On Sun, 7 Jan 2001, Ben Greear wrote:
> jamal wrote:
> >
> > erm, this is a MUST. You MUST factor the hardware VLANs and be totaly
> > 802.1q compliant. Also of interest is 802.1P and D. We must have full
> > compliance, not some toy emulation.
>
> I have seen neither hardware nor spec sheets on how these NICs are doing
> VLAN 'support'. So, I don't know what the best way to support them is.
>
Most of the GIGe interfaces do provide VLAN insertion/removal. You
pass/receive it as part of the DMA descriptor.
> If it requires driver changes, then the ethernet driver folks will need
> to be involved.
>
I think the design MUST consider not just a poor man's VLAN way of
doing things. You and the other VLAN folks (Gleb and co) will have to iron
that out. Basically, all i am saying is that if there is going to be a
linux solution at some point, the requirement for these devices is a MUST.
Please involve me in discussions you guys end up having.

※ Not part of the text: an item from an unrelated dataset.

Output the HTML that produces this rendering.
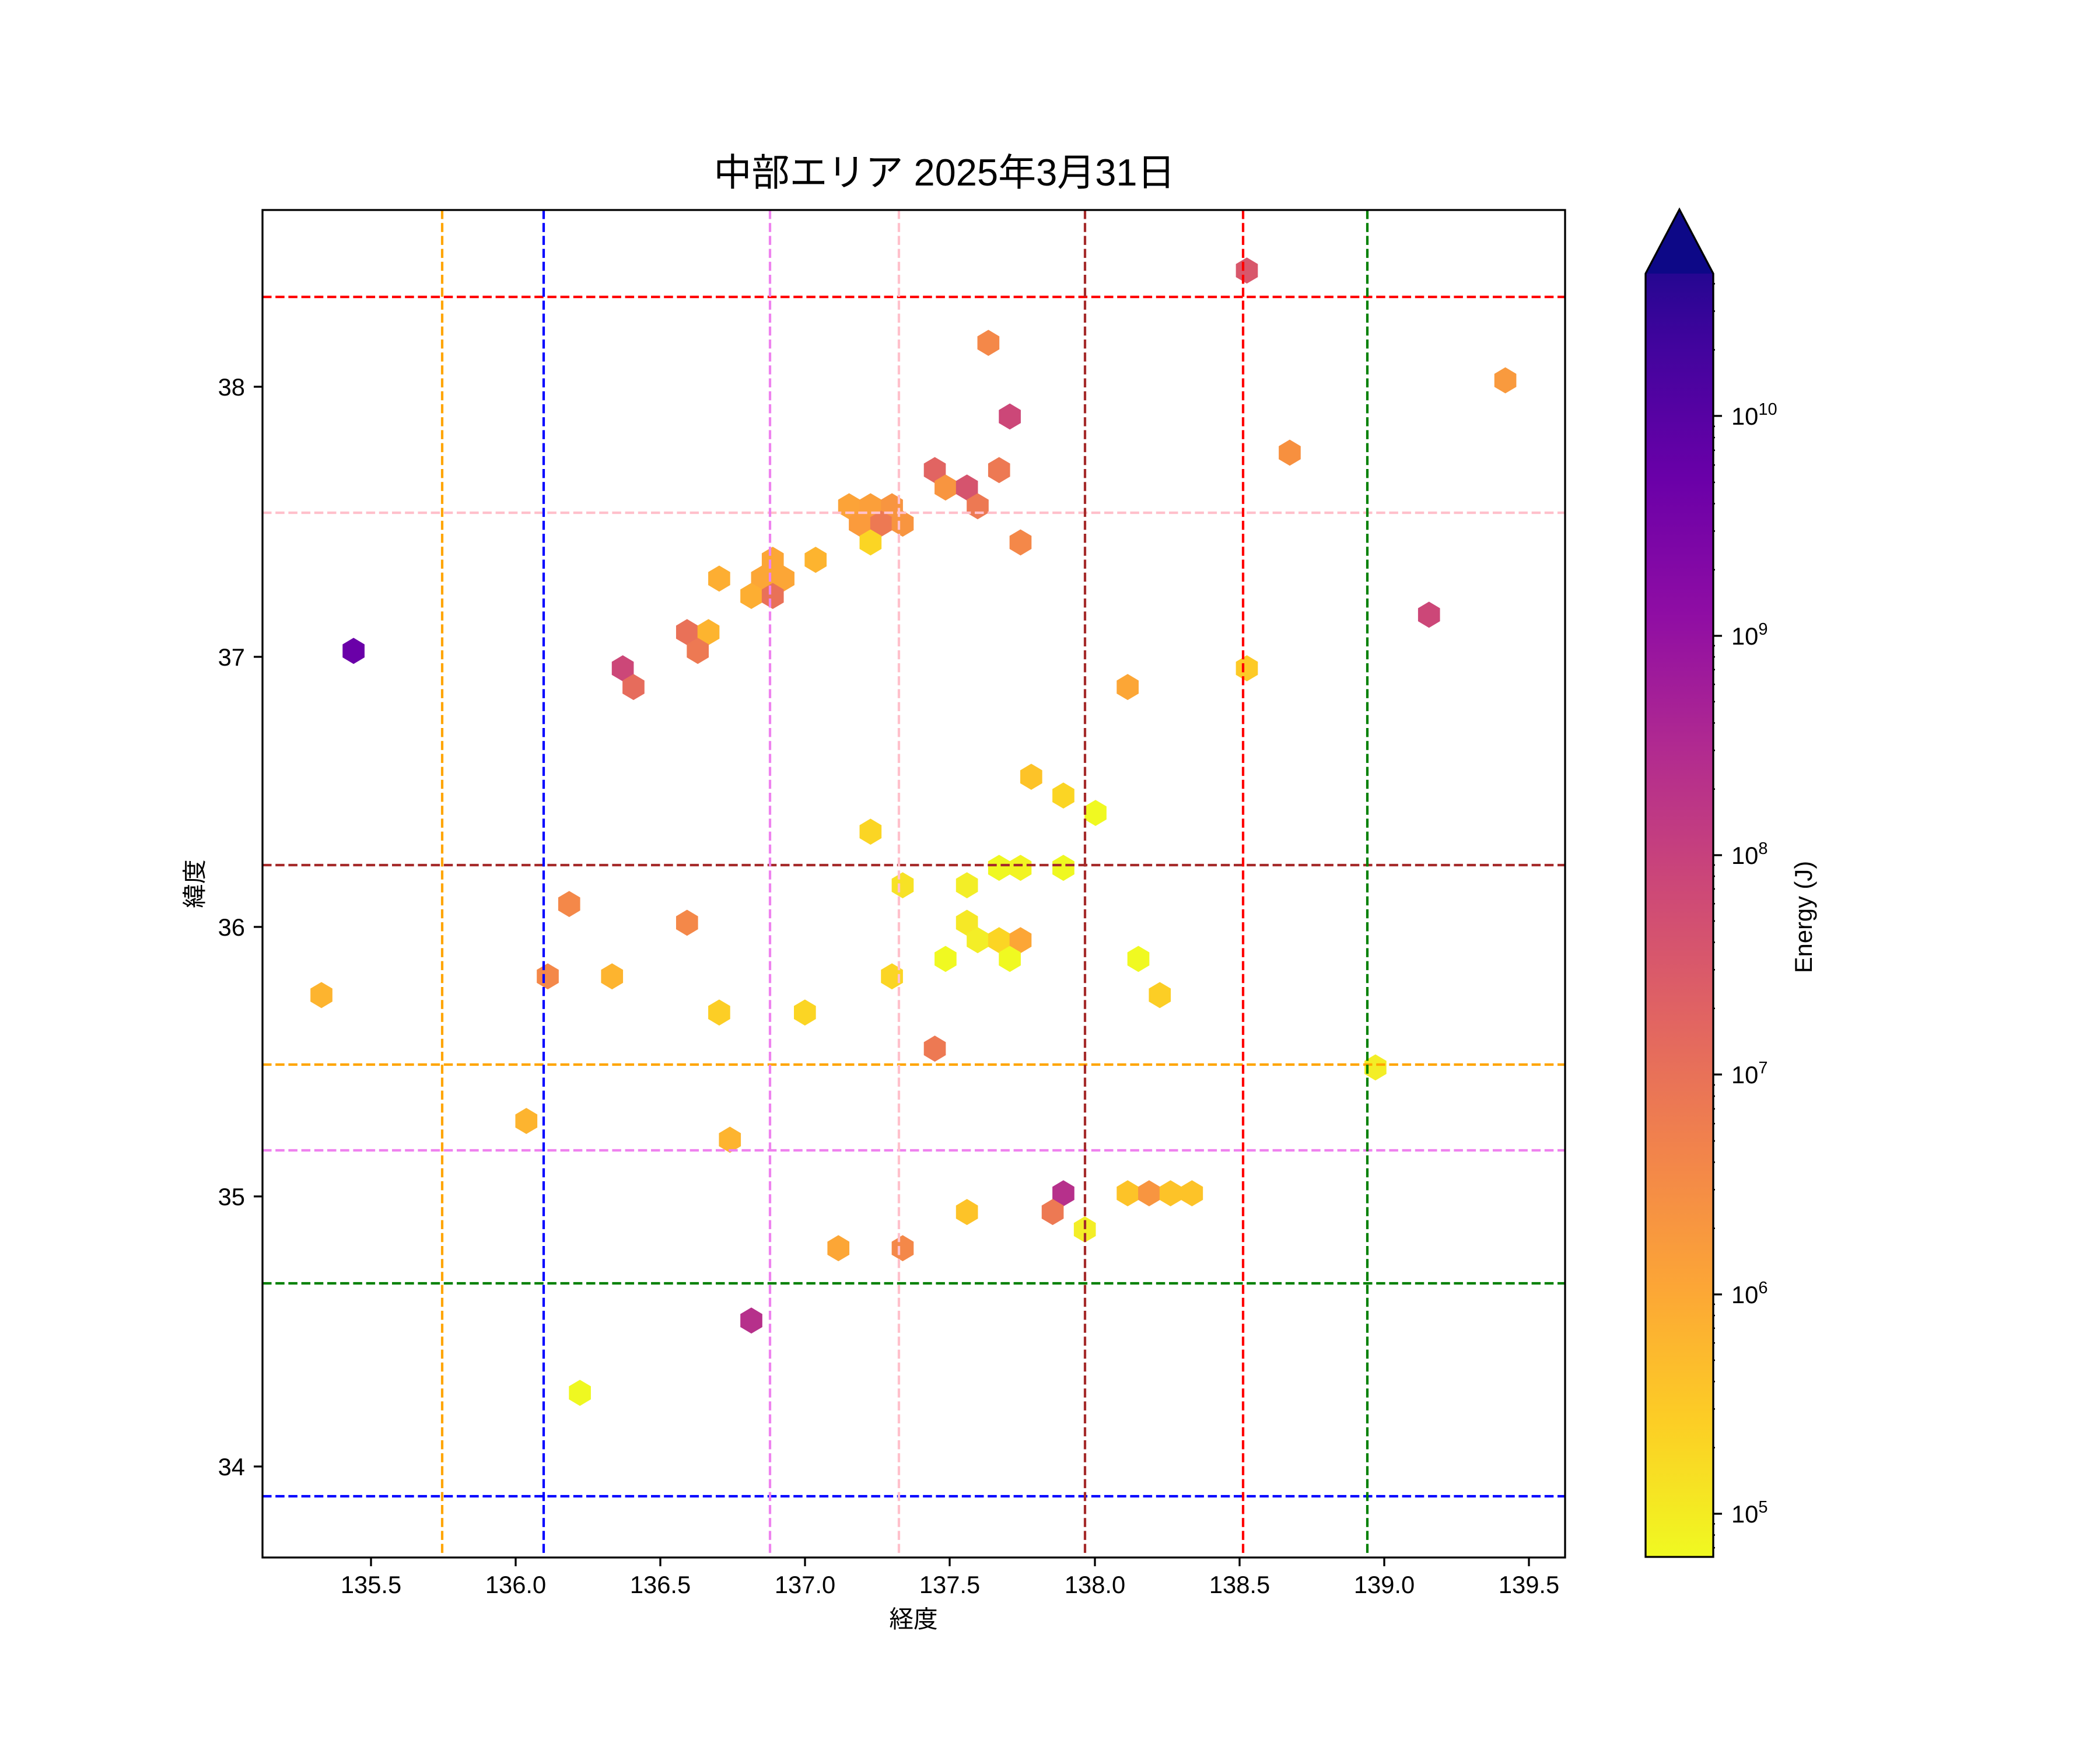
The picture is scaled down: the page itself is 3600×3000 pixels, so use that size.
<!DOCTYPE html>
<html><head><meta charset="utf-8"><style>
html,body{margin:0;padding:0;background:#fff;}
svg{display:block;}
text{font-family:"Liberation Sans","Noto Sans CJK JP",sans-serif;fill:#000;}
</style></head><body>
<svg width="3600" height="3000" viewBox="0 0 3600 3000" xmlns="http://www.w3.org/2000/svg">
<defs>
<polygon id="h" points="0,-9.75 8.2,-4.87 8.2,4.87 0,9.75 -8.2,4.87 -8.2,-4.87"/>
<linearGradient id="pl" x1="0" y1="1" x2="0" y2="0">
<stop offset="0" stop-color="#f0f921"/><stop offset="0.1" stop-color="#fcce25"/><stop offset="0.2" stop-color="#fca636"/><stop offset="0.3" stop-color="#f2844b"/><stop offset="0.4" stop-color="#e16462"/><stop offset="0.5" stop-color="#cc4778"/><stop offset="0.6" stop-color="#b12a90"/><stop offset="0.7" stop-color="#8f0da4"/><stop offset="0.8" stop-color="#6a00a8"/><stop offset="0.9" stop-color="#41049d"/><stop offset="1" stop-color="#0d0887"/>
</linearGradient>
<clipPath id="cb"><rect x="2900" y="470" width="40" height="2199"/></clipPath>
<g id="mt" stroke="#000" stroke-width="2.5">
<line x1="2937" x2="2945.3" y1="-113.3" y2="-113.3"/><line x1="2937" x2="2945.3" y1="-179.6" y2="-179.6"/><line x1="2937" x2="2945.3" y1="-226.6" y2="-226.6"/><line x1="2937" x2="2945.3" y1="-263.1" y2="-263.1"/><line x1="2937" x2="2945.3" y1="-292.8" y2="-292.8"/><line x1="2937" x2="2945.3" y1="-318.1" y2="-318.1"/><line x1="2937" x2="2945.3" y1="-339.9" y2="-339.9"/><line x1="2937" x2="2945.3" y1="-359.1" y2="-359.1"/>
</g>
</defs>
<rect width="3600" height="3000" fill="#fff"/>

<text x="1619" y="318" font-size="65" text-anchor="middle">中部エリア 2025年3月31日</text>

<g transform="scale(2.2959)">
<use href="#h" x="931" y="202" fill="#d8576b"/>
<use href="#h" x="738" y="256" fill="#f48849"/>
<use href="#h" x="1124" y="284" fill="#f99a3e"/>
<use href="#h" x="754" y="311" fill="#cc4778"/>
<use href="#h" x="963" y="338" fill="#f7903f"/>
<use href="#h" x="698" y="351" fill="#e16462"/>
<use href="#h" x="746" y="351" fill="#ed7953"/>
<use href="#h" x="706" y="364" fill="#f89540"/>
<use href="#h" x="722" y="364" fill="#d5546e"/>
<use href="#h" x="730" y="378" fill="#ed7953"/>
<use href="#h" x="634" y="378" fill="#fca338"/>
<use href="#h" x="650" y="378" fill="#fb9f3a"/>
<use href="#h" x="666" y="378" fill="#f89540"/>
<use href="#h" x="642" y="391" fill="#fb9b3c"/>
<use href="#h" x="658" y="391" fill="#ed7953"/>
<use href="#h" x="674" y="391" fill="#f89540"/>
<use href="#h" x="650" y="405" fill="#fbd524"/>
<use href="#h" x="762" y="405" fill="#f48849"/>
<use href="#h" x="609" y="418" fill="#fdb42f"/>
<use href="#h" x="577" y="418" fill="#fca636"/>
<use href="#h" x="537" y="432" fill="#fdae32"/>
<use href="#h" x="569" y="432" fill="#fca636"/>
<use href="#h" x="585" y="432" fill="#fca636"/>
<use href="#h" x="561" y="445" fill="#fdae32"/>
<use href="#h" x="577" y="445" fill="#e97158"/>
<use href="#h" x="513" y="472" fill="#e97158"/>
<use href="#h" x="529" y="472" fill="#fdb42f"/>
<use href="#h" x="521" y="486" fill="#ed7953"/>
<use href="#h" x="264" y="486" fill="#6a00a8"/>
<use href="#h" x="465" y="499" fill="#cc4778"/>
<use href="#h" x="473" y="513" fill="#e66c5c"/>
<use href="#h" x="931" y="499" fill="#fdca26"/>
<use href="#h" x="842" y="513" fill="#fca636"/>
<use href="#h" x="1067" y="459" fill="#cc4778"/>
<use href="#h" x="770" y="580" fill="#fdc328"/>
<use href="#h" x="794" y="594" fill="#fbd524"/>
<use href="#h" x="818" y="607" fill="#f0f921"/>
<use href="#h" x="650" y="621" fill="#fbd524"/>
<use href="#h" x="746" y="648" fill="#eff821"/>
<use href="#h" x="762" y="648" fill="#f2f422"/>
<use href="#h" x="794" y="648" fill="#eff821"/>
<use href="#h" x="674" y="661" fill="#f7e225"/>
<use href="#h" x="722" y="661" fill="#f3ee27"/>
<use href="#h" x="425" y="675" fill="#f48849"/>
<use href="#h" x="513" y="689" fill="#f48849"/>
<use href="#h" x="722" y="689" fill="#f6e826"/>
<use href="#h" x="730" y="702" fill="#f3ee27"/>
<use href="#h" x="746" y="702" fill="#fbd524"/>
<use href="#h" x="762" y="702" fill="#fca636"/>
<use href="#h" x="706" y="716" fill="#f0f921"/>
<use href="#h" x="754" y="716" fill="#f0f921"/>
<use href="#h" x="850" y="716" fill="#f0f921"/>
<use href="#h" x="240" y="743" fill="#fdb42f"/>
<use href="#h" x="409" y="729" fill="#f48849"/>
<use href="#h" x="457" y="729" fill="#fdb42f"/>
<use href="#h" x="666" y="729" fill="#fbd524"/>
<use href="#h" x="866" y="743" fill="#fcce25"/>
<use href="#h" x="537" y="756" fill="#fcce25"/>
<use href="#h" x="601" y="756" fill="#fbd524"/>
<use href="#h" x="698" y="783" fill="#ed7953"/>
<use href="#h" x="1027" y="797" fill="#f3ee27"/>
<use href="#h" x="393" y="837" fill="#fdb42f"/>
<use href="#h" x="545" y="851" fill="#fdb42f"/>
<use href="#h" x="794" y="891" fill="#b6308b"/>
<use href="#h" x="842" y="891" fill="#fdc328"/>
<use href="#h" x="858" y="891" fill="#f89540"/>
<use href="#h" x="874" y="891" fill="#fdc328"/>
<use href="#h" x="890" y="891" fill="#fdc328"/>
<use href="#h" x="722" y="905" fill="#fdc328"/>
<use href="#h" x="786" y="905" fill="#ed7953"/>
<use href="#h" x="810" y="918" fill="#f3ee27"/>
<use href="#h" x="626" y="932" fill="#fca636"/>
<use href="#h" x="674" y="932" fill="#f48849"/>
<use href="#h" x="561" y="986" fill="#b6308b"/>
<use href="#h" x="433" y="1040" fill="#eff821"/>
</g>

<g stroke-width="4.2" stroke-dasharray="15.5,6.7" fill="none">
<line x1="450" x2="2683" y1="509" y2="509" stroke="#ff0000"/>
<line x1="450" x2="2683" y1="879" y2="879" stroke="#ffc0cb"/>
<line x1="450" x2="2683" y1="1483" y2="1483" stroke="#a52a2a"/>
<line x1="450" x2="2683" y1="1825" y2="1825" stroke="#ffa500"/>
<line x1="450" x2="2683" y1="1972" y2="1972" stroke="#ee82ee"/>
<line x1="450" x2="2683" y1="2200" y2="2200" stroke="#008000"/>
<line x1="450" x2="2683" y1="2565" y2="2565" stroke="#0000ff"/>
<line y1="360" y2="2670" x1="758" x2="758" stroke="#ffa500"/>
<line y1="360" y2="2670" x1="932" x2="932" stroke="#0000ff"/>
<line y1="360" y2="2670" x1="1320" x2="1320" stroke="#ee82ee"/>
<line y1="360" y2="2670" x1="1541" x2="1541" stroke="#ffc0cb"/>
<line y1="360" y2="2670" x1="1860" x2="1860" stroke="#a52a2a"/>
<line y1="360" y2="2670" x1="2131" x2="2131" stroke="#ff0000"/>
<line y1="360" y2="2670" x1="2344" x2="2344" stroke="#008000"/>
</g>

<rect x="450" y="360" width="2233" height="2310" fill="none" stroke="#000" stroke-width="3.3"/>
<g stroke="#000" stroke-width="3.3">
<line x1="636" x2="636" y1="2670" y2="2685"/>
<line x1="884" x2="884" y1="2670" y2="2685"/>
<line x1="1132" x2="1132" y1="2670" y2="2685"/>
<line x1="1380" x2="1380" y1="2670" y2="2685"/>
<line x1="1628" x2="1628" y1="2670" y2="2685"/>
<line x1="1877" x2="1877" y1="2670" y2="2685"/>
<line x1="2125" x2="2125" y1="2670" y2="2685"/>
<line x1="2373" x2="2373" y1="2670" y2="2685"/>
<line x1="2621" x2="2621" y1="2670" y2="2685"/>
<line x1="435" x2="450" y1="663" y2="663"/>
<line x1="435" x2="450" y1="1126" y2="1126"/>
<line x1="435" x2="450" y1="1589" y2="1589"/>
<line x1="435" x2="450" y1="2051" y2="2051"/>
<line x1="435" x2="450" y1="2514" y2="2514"/>
</g>
<g font-size="41.7" text-anchor="middle">
<text x="636" y="2731">135.5</text>
<text x="884" y="2731">136.0</text>
<text x="1132" y="2731">136.5</text>
<text x="1380" y="2731">137.0</text>
<text x="1628" y="2731">137.5</text>
<text x="1877" y="2731">138.0</text>
<text x="2125" y="2731">138.5</text>
<text x="2373" y="2731">139.0</text>
<text x="2621" y="2731">139.5</text>
</g>
<g font-size="41.7" text-anchor="end">
<text x="420" y="678">38</text>
<text x="420" y="1141">37</text>
<text x="420" y="1604">36</text>
<text x="420" y="2066">35</text>
<text x="420" y="2529">34</text>
</g>
<text x="1566" y="2790" font-size="41.7" text-anchor="middle">経度</text>
<text transform="translate(348,1515) rotate(-90)" font-size="41.7" text-anchor="middle">緯度</text>

<polygon points="2821,2669 2821,469 2879,359 2937,469 2937,2669" fill="url(#pl)"/>
<polygon points="2821,469 2879,359 2937,469" fill="#0d0887"/>
<polygon points="2821,2669 2821,469 2879,359 2937,469 2937,2669" fill="none" stroke="#000" stroke-width="3.3"/>
<g clip-path="url(#cb)">
<use href="#mt" y="2971.4"/><use href="#mt" y="2595"/><use href="#mt" y="2219"/><use href="#mt" y="1842"/><use href="#mt" y="1466"/><use href="#mt" y="1090"/><use href="#mt" y="713"/>
</g>
<g stroke="#000" stroke-width="3.3">
<line x1="2937" x2="2952" y1="2595" y2="2595"/>
<line x1="2937" x2="2952" y1="2219" y2="2219"/>
<line x1="2937" x2="2952" y1="1842" y2="1842"/>
<line x1="2937" x2="2952" y1="1466" y2="1466"/>
<line x1="2937" x2="2952" y1="1090" y2="1090"/>
<line x1="2937" x2="2952" y1="713" y2="713"/>
</g>
<g font-size="41.7">
<text x="2968" y="2610">10<tspan font-size="29" dy="-17">5</tspan></text>
<text x="2968" y="2234">10<tspan font-size="29" dy="-17">6</tspan></text>
<text x="2968" y="1857">10<tspan font-size="29" dy="-17">7</tspan></text>
<text x="2968" y="1481">10<tspan font-size="29" dy="-17">8</tspan></text>
<text x="2968" y="1105">10<tspan font-size="29" dy="-17">9</tspan></text>
<text x="2968" y="728">10<tspan font-size="29" dy="-17">10</tspan></text>
</g>
<text transform="translate(3106,1572) rotate(-90)" font-size="41.7" text-anchor="middle">Energy (J)</text>
</svg>
</body></html>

> There is also a difference between supporting hardware VLAN solutions
> and being 100% compliant: If I can send/receive packets that are
> 100% compliant from an RTL 8139 NIC, then as far as the world (ie Switch) knows,
> I am 100% compliant.
>
ok.
> If the specific VLAN hardware features are not supported in some exotic
> NIC, then that should just mean slightly less performance, or worst cast,
> not supporting that particular NIC.
The included design must be flexible enough to allow for this. As much as
i hate it, some vendors will continue releasing binaries only for their
code.
>
> My vlan code supports setting of Priority bits already (thats' the .1P, right?)
>
right. There's a lot of work to be done in that area.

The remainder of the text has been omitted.